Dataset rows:
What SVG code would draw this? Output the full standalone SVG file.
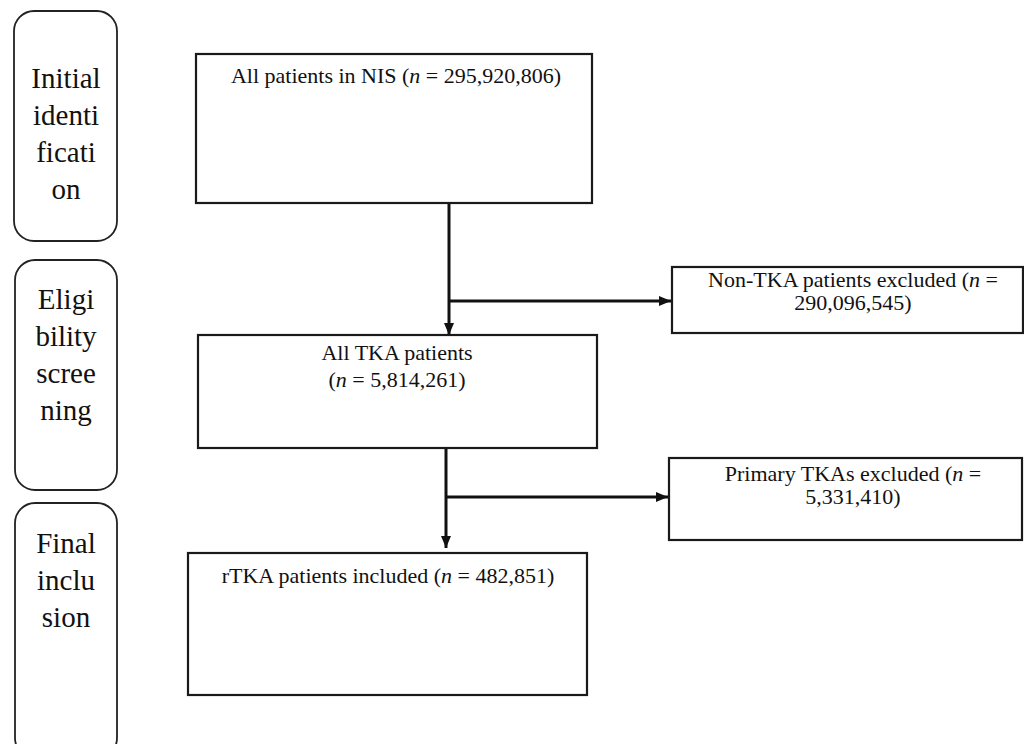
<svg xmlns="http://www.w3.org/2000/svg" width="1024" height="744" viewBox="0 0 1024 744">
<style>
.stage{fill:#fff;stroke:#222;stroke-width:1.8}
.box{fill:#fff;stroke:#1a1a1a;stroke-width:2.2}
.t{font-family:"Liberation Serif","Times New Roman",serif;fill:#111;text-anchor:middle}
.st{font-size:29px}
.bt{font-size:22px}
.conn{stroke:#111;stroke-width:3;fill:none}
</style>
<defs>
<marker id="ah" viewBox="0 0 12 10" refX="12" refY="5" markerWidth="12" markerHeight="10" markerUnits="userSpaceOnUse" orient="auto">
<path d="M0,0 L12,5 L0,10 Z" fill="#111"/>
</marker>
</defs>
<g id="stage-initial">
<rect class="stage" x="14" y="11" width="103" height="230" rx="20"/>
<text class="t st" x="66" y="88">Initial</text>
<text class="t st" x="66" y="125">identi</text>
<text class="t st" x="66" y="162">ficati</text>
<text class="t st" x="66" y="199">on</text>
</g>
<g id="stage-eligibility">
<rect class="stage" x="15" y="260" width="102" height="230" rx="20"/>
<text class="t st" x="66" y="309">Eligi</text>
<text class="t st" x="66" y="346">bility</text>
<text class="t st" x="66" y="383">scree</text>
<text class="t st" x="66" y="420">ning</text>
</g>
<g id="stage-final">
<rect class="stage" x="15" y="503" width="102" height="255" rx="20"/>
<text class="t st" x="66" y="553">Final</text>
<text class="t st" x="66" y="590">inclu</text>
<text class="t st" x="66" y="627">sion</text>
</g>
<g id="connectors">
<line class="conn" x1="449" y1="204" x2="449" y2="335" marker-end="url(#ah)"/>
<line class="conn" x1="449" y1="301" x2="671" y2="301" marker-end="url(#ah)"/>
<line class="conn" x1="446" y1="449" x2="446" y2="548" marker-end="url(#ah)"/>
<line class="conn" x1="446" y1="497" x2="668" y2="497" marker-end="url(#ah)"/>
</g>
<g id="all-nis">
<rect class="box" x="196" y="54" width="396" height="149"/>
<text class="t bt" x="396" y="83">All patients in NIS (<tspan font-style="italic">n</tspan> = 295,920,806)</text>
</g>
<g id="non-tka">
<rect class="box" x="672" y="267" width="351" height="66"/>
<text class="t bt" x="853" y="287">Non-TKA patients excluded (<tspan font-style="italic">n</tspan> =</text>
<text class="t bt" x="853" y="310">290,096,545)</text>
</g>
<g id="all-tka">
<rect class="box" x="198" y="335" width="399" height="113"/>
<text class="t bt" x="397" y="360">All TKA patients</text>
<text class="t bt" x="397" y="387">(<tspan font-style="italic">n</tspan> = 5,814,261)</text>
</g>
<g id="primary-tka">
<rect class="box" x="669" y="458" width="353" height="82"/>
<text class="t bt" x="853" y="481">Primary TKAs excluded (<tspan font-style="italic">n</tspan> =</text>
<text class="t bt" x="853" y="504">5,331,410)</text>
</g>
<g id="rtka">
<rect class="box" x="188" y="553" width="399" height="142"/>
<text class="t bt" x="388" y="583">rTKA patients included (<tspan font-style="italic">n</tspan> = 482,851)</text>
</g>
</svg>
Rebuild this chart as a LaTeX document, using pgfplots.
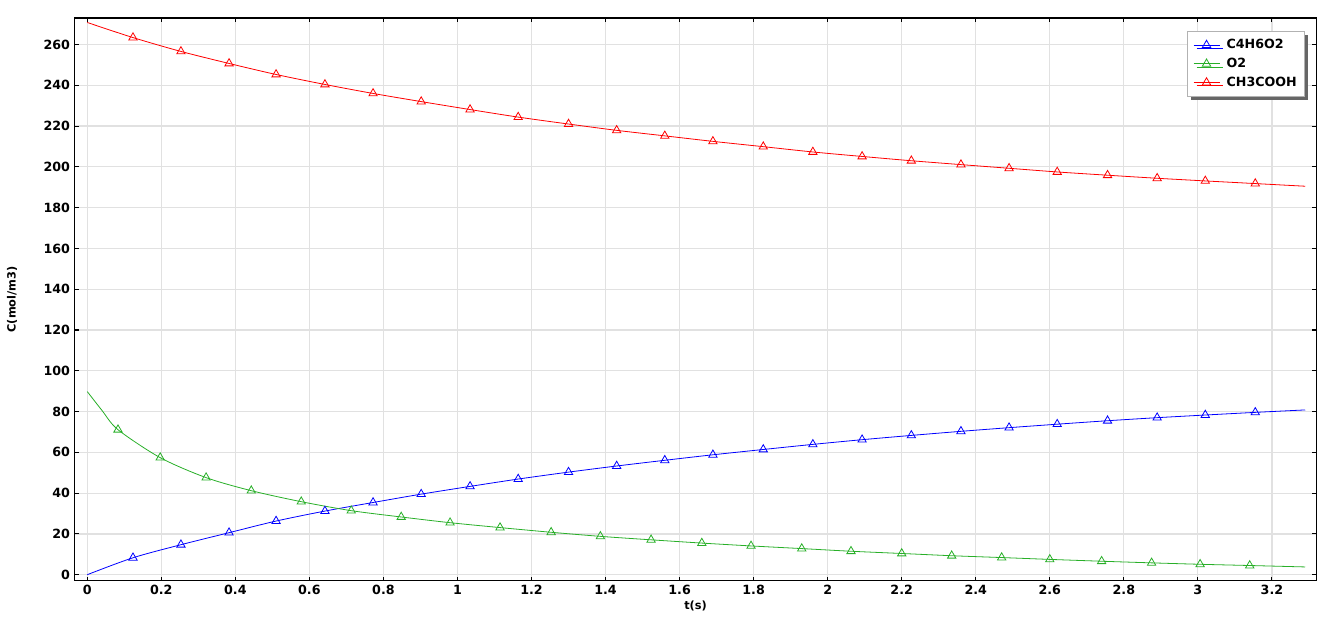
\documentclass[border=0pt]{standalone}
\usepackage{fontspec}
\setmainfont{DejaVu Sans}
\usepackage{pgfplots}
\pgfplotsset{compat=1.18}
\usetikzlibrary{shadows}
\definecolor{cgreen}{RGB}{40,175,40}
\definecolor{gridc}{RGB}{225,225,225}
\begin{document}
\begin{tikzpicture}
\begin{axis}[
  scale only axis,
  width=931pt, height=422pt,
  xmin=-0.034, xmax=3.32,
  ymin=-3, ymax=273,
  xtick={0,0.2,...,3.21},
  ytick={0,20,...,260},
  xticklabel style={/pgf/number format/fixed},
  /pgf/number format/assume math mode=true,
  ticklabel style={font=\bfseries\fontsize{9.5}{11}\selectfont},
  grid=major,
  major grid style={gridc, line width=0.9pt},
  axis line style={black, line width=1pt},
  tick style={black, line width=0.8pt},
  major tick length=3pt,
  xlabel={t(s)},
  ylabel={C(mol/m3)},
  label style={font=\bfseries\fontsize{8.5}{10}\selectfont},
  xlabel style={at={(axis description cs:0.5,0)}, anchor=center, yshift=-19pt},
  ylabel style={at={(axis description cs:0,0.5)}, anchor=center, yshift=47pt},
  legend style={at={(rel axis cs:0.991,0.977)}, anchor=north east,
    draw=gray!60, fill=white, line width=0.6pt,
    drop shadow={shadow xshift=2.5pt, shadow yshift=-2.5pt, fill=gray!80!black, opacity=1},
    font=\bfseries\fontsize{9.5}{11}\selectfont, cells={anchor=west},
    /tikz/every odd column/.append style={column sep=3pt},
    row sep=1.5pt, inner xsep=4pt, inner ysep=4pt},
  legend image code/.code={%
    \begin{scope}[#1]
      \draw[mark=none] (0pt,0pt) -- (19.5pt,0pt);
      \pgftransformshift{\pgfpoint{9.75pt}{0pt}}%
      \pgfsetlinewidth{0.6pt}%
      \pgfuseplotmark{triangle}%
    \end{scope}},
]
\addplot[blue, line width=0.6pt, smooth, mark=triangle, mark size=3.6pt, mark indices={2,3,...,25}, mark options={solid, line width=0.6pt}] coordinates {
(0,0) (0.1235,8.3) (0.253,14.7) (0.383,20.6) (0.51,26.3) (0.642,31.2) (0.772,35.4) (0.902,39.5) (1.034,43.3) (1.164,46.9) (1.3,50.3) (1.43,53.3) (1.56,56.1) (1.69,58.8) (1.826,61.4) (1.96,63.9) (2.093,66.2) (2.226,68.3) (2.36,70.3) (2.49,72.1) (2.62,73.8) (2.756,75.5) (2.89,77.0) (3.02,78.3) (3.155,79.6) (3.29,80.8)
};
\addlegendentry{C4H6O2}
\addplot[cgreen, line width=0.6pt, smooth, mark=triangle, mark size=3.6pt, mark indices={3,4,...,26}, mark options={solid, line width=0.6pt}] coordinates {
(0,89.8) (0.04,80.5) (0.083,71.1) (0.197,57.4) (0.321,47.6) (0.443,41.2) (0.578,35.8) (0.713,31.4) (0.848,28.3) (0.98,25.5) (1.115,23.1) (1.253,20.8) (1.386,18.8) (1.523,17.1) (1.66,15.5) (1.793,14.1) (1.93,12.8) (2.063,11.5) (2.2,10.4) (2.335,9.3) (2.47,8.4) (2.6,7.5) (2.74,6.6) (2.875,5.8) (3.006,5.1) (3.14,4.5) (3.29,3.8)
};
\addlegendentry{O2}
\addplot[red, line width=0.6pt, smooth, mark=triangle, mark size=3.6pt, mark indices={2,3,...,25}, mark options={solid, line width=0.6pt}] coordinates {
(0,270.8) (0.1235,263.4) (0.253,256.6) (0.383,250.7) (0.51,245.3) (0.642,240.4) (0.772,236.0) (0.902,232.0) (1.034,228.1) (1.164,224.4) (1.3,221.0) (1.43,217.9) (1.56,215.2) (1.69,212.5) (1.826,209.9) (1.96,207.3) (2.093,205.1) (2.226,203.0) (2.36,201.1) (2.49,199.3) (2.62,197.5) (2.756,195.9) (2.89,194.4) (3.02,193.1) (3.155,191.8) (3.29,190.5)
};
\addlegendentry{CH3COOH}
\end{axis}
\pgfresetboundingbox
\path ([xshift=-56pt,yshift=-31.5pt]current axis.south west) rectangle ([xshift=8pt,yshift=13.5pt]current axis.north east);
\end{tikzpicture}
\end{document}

### Task goal:
Reproduce every record above exactly, but leave out the pictures.

### Full solution:
What SVG code would draw this? Output the full standalone SVG file.
<svg xmlns="http://www.w3.org/2000/svg" width="1024" height="744" viewBox="0 0 1024 744">
<style>
.stage{fill:#fff;stroke:#222;stroke-width:1.8}
.box{fill:#fff;stroke:#1a1a1a;stroke-width:2.2}
.t{font-family:"Liberation Serif","Times New Roman",serif;fill:#111;text-anchor:middle}
.st{font-size:29px}
.bt{font-size:22px}
.conn{stroke:#111;stroke-width:3;fill:none}
</style>
<defs>
<marker id="ah" viewBox="0 0 12 10" refX="12" refY="5" markerWidth="12" markerHeight="10" markerUnits="userSpaceOnUse" orient="auto">
<path d="M0,0 L12,5 L0,10 Z" fill="#111"/>
</marker>
</defs>
<g id="stage-initial">
<rect class="stage" x="14" y="11" width="103" height="230" rx="20"/>
<text class="t st" x="66" y="88">Initial</text>
<text class="t st" x="66" y="125">identi</text>
<text class="t st" x="66" y="162">ficati</text>
<text class="t st" x="66" y="199">on</text>
</g>
<g id="stage-eligibility">
<rect class="stage" x="15" y="260" width="102" height="230" rx="20"/>
<text class="t st" x="66" y="309">Eligi</text>
<text class="t st" x="66" y="346">bility</text>
<text class="t st" x="66" y="383">scree</text>
<text class="t st" x="66" y="420">ning</text>
</g>
<g id="stage-final">
<rect class="stage" x="15" y="503" width="102" height="255" rx="20"/>
<text class="t st" x="66" y="553">Final</text>
<text class="t st" x="66" y="590">inclu</text>
<text class="t st" x="66" y="627">sion</text>
</g>
<g id="connectors">
<line class="conn" x1="449" y1="204" x2="449" y2="335" marker-end="url(#ah)"/>
<line class="conn" x1="449" y1="301" x2="671" y2="301" marker-end="url(#ah)"/>
<line class="conn" x1="446" y1="449" x2="446" y2="548" marker-end="url(#ah)"/>
<line class="conn" x1="446" y1="497" x2="668" y2="497" marker-end="url(#ah)"/>
</g>
<g id="all-nis">
<rect class="box" x="196" y="54" width="396" height="149"/>
<text class="t bt" x="396" y="83">All patients in NIS (<tspan font-style="italic">n</tspan> = 295,920,806)</text>
</g>
<g id="non-tka">
<rect class="box" x="672" y="267" width="351" height="66"/>
<text class="t bt" x="853" y="287">Non-TKA patients excluded (<tspan font-style="italic">n</tspan> =</text>
<text class="t bt" x="853" y="310">290,096,545)</text>
</g>
<g id="all-tka">
<rect class="box" x="198" y="335" width="399" height="113"/>
<text class="t bt" x="397" y="360">All TKA patients</text>
<text class="t bt" x="397" y="387">(<tspan font-style="italic">n</tspan> = 5,814,261)</text>
</g>
<g id="primary-tka">
<rect class="box" x="669" y="458" width="353" height="82"/>
<text class="t bt" x="853" y="481">Primary TKAs excluded (<tspan font-style="italic">n</tspan> =</text>
<text class="t bt" x="853" y="504">5,331,410)</text>
</g>
<g id="rtka">
<rect class="box" x="188" y="553" width="399" height="142"/>
<text class="t bt" x="388" y="583">rTKA patients included (<tspan font-style="italic">n</tspan> = 482,851)</text>
</g>
</svg>
Rebuild this chart as a LaTeX document, using pgfplots.
\documentclass[border=0pt]{standalone}
\usepackage{fontspec}
\setmainfont{DejaVu Sans}
\usepackage{pgfplots}
\pgfplotsset{compat=1.18}
\usetikzlibrary{shadows}
\definecolor{cgreen}{RGB}{40,175,40}
\definecolor{gridc}{RGB}{225,225,225}
\begin{document}
\begin{tikzpicture}
\begin{axis}[
  scale only axis,
  width=931pt, height=422pt,
  xmin=-0.034, xmax=3.32,
  ymin=-3, ymax=273,
  xtick={0,0.2,...,3.21},
  ytick={0,20,...,260},
  xticklabel style={/pgf/number format/fixed},
  /pgf/number format/assume math mode=true,
  ticklabel style={font=\bfseries\fontsize{9.5}{11}\selectfont},
  grid=major,
  major grid style={gridc, line width=0.9pt},
  axis line style={black, line width=1pt},
  tick style={black, line width=0.8pt},
  major tick length=3pt,
  xlabel={t(s)},
  ylabel={C(mol/m3)},
  label style={font=\bfseries\fontsize{8.5}{10}\selectfont},
  xlabel style={at={(axis description cs:0.5,0)}, anchor=center, yshift=-19pt},
  ylabel style={at={(axis description cs:0,0.5)}, anchor=center, yshift=47pt},
  legend style={at={(rel axis cs:0.991,0.977)}, anchor=north east,
    draw=gray!60, fill=white, line width=0.6pt,
    drop shadow={shadow xshift=2.5pt, shadow yshift=-2.5pt, fill=gray!80!black, opacity=1},
    font=\bfseries\fontsize{9.5}{11}\selectfont, cells={anchor=west},
    /tikz/every odd column/.append style={column sep=3pt},
    row sep=1.5pt, inner xsep=4pt, inner ysep=4pt},
  legend image code/.code={%
    \begin{scope}[#1]
      \draw[mark=none] (0pt,0pt) -- (19.5pt,0pt);
      \pgftransformshift{\pgfpoint{9.75pt}{0pt}}%
      \pgfsetlinewidth{0.6pt}%
      \pgfuseplotmark{triangle}%
    \end{scope}},
]
\addplot[blue, line width=0.6pt, smooth, mark=triangle, mark size=3.6pt, mark indices={2,3,...,25}, mark options={solid, line width=0.6pt}] coordinates {
(0,0) (0.1235,8.3) (0.253,14.7) (0.383,20.6) (0.51,26.3) (0.642,31.2) (0.772,35.4) (0.902,39.5) (1.034,43.3) (1.164,46.9) (1.3,50.3) (1.43,53.3) (1.56,56.1) (1.69,58.8) (1.826,61.4) (1.96,63.9) (2.093,66.2) (2.226,68.3) (2.36,70.3) (2.49,72.1) (2.62,73.8) (2.756,75.5) (2.89,77.0) (3.02,78.3) (3.155,79.6) (3.29,80.8)
};
\addlegendentry{C4H6O2}
\addplot[cgreen, line width=0.6pt, smooth, mark=triangle, mark size=3.6pt, mark indices={3,4,...,26}, mark options={solid, line width=0.6pt}] coordinates {
(0,89.8) (0.04,80.5) (0.083,71.1) (0.197,57.4) (0.321,47.6) (0.443,41.2) (0.578,35.8) (0.713,31.4) (0.848,28.3) (0.98,25.5) (1.115,23.1) (1.253,20.8) (1.386,18.8) (1.523,17.1) (1.66,15.5) (1.793,14.1) (1.93,12.8) (2.063,11.5) (2.2,10.4) (2.335,9.3) (2.47,8.4) (2.6,7.5) (2.74,6.6) (2.875,5.8) (3.006,5.1) (3.14,4.5) (3.29,3.8)
};
\addlegendentry{O2}
\addplot[red, line width=0.6pt, smooth, mark=triangle, mark size=3.6pt, mark indices={2,3,...,25}, mark options={solid, line width=0.6pt}] coordinates {
(0,270.8) (0.1235,263.4) (0.253,256.6) (0.383,250.7) (0.51,245.3) (0.642,240.4) (0.772,236.0) (0.902,232.0) (1.034,228.1) (1.164,224.4) (1.3,221.0) (1.43,217.9) (1.56,215.2) (1.69,212.5) (1.826,209.9) (1.96,207.3) (2.093,205.1) (2.226,203.0) (2.36,201.1) (2.49,199.3) (2.62,197.5) (2.756,195.9) (2.89,194.4) (3.02,193.1) (3.155,191.8) (3.29,190.5)
};
\addlegendentry{CH3COOH}
\end{axis}
\pgfresetboundingbox
\path ([xshift=-56pt,yshift=-31.5pt]current axis.south west) rectangle ([xshift=8pt,yshift=13.5pt]current axis.north east);
\end{tikzpicture}
\end{document}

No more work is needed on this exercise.